WHAT IS EXPECTED: In your copy, leave out the pictures; write out all the data exactly.
************
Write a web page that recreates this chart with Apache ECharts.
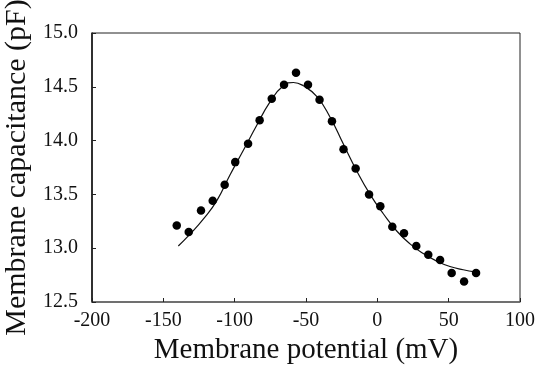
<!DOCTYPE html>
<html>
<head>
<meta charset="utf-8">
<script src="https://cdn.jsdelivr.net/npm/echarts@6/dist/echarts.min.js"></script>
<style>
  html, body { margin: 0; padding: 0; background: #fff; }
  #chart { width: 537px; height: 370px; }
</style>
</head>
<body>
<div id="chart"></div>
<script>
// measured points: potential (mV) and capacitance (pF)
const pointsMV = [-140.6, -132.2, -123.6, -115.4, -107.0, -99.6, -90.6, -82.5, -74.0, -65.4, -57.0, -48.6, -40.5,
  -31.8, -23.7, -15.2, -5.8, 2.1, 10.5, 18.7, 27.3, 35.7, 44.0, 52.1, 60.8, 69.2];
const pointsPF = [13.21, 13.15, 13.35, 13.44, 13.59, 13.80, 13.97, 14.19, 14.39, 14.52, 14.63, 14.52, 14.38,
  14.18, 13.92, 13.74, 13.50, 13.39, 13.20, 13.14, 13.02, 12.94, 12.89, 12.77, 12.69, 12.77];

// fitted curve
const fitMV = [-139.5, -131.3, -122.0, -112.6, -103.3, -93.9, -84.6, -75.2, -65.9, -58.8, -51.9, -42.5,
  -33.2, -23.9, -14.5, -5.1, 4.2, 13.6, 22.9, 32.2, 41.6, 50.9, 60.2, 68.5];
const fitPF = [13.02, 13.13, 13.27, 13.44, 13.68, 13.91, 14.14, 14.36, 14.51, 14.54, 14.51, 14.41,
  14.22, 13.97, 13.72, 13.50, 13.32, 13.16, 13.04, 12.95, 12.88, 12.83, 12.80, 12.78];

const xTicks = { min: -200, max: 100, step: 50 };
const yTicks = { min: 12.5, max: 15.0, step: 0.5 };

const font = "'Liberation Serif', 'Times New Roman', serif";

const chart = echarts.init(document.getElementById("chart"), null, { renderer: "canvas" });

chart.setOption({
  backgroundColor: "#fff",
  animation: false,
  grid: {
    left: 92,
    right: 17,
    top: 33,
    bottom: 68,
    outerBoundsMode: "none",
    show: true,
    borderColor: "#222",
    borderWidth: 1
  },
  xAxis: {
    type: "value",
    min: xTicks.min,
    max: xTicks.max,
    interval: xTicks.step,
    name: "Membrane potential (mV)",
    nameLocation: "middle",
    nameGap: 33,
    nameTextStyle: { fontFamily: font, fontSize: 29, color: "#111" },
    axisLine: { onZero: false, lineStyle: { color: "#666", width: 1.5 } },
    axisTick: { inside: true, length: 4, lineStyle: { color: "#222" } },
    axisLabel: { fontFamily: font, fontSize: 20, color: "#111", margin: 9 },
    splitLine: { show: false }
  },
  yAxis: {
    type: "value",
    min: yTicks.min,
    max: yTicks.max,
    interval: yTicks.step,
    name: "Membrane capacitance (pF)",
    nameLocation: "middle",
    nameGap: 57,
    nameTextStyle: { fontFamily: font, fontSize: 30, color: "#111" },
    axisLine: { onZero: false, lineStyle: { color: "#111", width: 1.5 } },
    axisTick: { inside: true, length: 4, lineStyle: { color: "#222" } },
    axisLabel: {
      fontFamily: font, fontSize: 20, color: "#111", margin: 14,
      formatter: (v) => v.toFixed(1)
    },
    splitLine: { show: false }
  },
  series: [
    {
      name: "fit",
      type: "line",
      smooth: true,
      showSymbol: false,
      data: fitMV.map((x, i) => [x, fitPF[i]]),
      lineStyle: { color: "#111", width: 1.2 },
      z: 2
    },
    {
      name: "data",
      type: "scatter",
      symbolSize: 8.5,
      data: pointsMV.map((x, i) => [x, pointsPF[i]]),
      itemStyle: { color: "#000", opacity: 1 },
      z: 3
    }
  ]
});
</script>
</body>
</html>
************
RESULT OF THIS EXERCISE:
Write a web page that recreates this chart with Apache ECharts.
<!DOCTYPE html>
<html>
<head>
<meta charset="utf-8">
<script src="https://cdn.jsdelivr.net/npm/echarts@6/dist/echarts.min.js"></script>
<style>
  html, body { margin: 0; padding: 0; background: #fff; }
  #chart { width: 537px; height: 370px; }
</style>
</head>
<body>
<div id="chart"></div>
<script>
// measured points: potential (mV) and capacitance (pF)
const pointsMV = [-140.6, -132.2, -123.6, -115.4, -107.0, -99.6, -90.6, -82.5, -74.0, -65.4, -57.0, -48.6, -40.5,
  -31.8, -23.7, -15.2, -5.8, 2.1, 10.5, 18.7, 27.3, 35.7, 44.0, 52.1, 60.8, 69.2];
const pointsPF = [13.21, 13.15, 13.35, 13.44, 13.59, 13.80, 13.97, 14.19, 14.39, 14.52, 14.63, 14.52, 14.38,
  14.18, 13.92, 13.74, 13.50, 13.39, 13.20, 13.14, 13.02, 12.94, 12.89, 12.77, 12.69, 12.77];

// fitted curve
const fitMV = [-139.5, -131.3, -122.0, -112.6, -103.3, -93.9, -84.6, -75.2, -65.9, -58.8, -51.9, -42.5,
  -33.2, -23.9, -14.5, -5.1, 4.2, 13.6, 22.9, 32.2, 41.6, 50.9, 60.2, 68.5];
const fitPF = [13.02, 13.13, 13.27, 13.44, 13.68, 13.91, 14.14, 14.36, 14.51, 14.54, 14.51, 14.41,
  14.22, 13.97, 13.72, 13.50, 13.32, 13.16, 13.04, 12.95, 12.88, 12.83, 12.80, 12.78];

const xTicks = { min: -200, max: 100, step: 50 };
const yTicks = { min: 12.5, max: 15.0, step: 0.5 };

const font = "'Liberation Serif', 'Times New Roman', serif";

const chart = echarts.init(document.getElementById("chart"), null, { renderer: "canvas" });

chart.setOption({
  backgroundColor: "#fff",
  animation: false,
  grid: {
    left: 92,
    right: 17,
    top: 33,
    bottom: 68,
    outerBoundsMode: "none",
    show: true,
    borderColor: "#222",
    borderWidth: 1
  },
  xAxis: {
    type: "value",
    min: xTicks.min,
    max: xTicks.max,
    interval: xTicks.step,
    name: "Membrane potential (mV)",
    nameLocation: "middle",
    nameGap: 33,
    nameTextStyle: { fontFamily: font, fontSize: 29, color: "#111" },
    axisLine: { onZero: false, lineStyle: { color: "#666", width: 1.5 } },
    axisTick: { inside: true, length: 4, lineStyle: { color: "#222" } },
    axisLabel: { fontFamily: font, fontSize: 20, color: "#111", margin: 9 },
    splitLine: { show: false }
  },
  yAxis: {
    type: "value",
    min: yTicks.min,
    max: yTicks.max,
    interval: yTicks.step,
    name: "Membrane capacitance (pF)",
    nameLocation: "middle",
    nameGap: 57,
    nameTextStyle: { fontFamily: font, fontSize: 30, color: "#111" },
    axisLine: { onZero: false, lineStyle: { color: "#111", width: 1.5 } },
    axisTick: { inside: true, length: 4, lineStyle: { color: "#222" } },
    axisLabel: {
      fontFamily: font, fontSize: 20, color: "#111", margin: 14,
      formatter: (v) => v.toFixed(1)
    },
    splitLine: { show: false }
  },
  series: [
    {
      name: "fit",
      type: "line",
      smooth: true,
      showSymbol: false,
      data: fitMV.map((x, i) => [x, fitPF[i]]),
      lineStyle: { color: "#111", width: 1.2 },
      z: 2
    },
    {
      name: "data",
      type: "scatter",
      symbolSize: 8.5,
      data: pointsMV.map((x, i) => [x, pointsPF[i]]),
      itemStyle: { color: "#000", opacity: 1 },
      z: 3
    }
  ]
});
</script>
</body>
</html>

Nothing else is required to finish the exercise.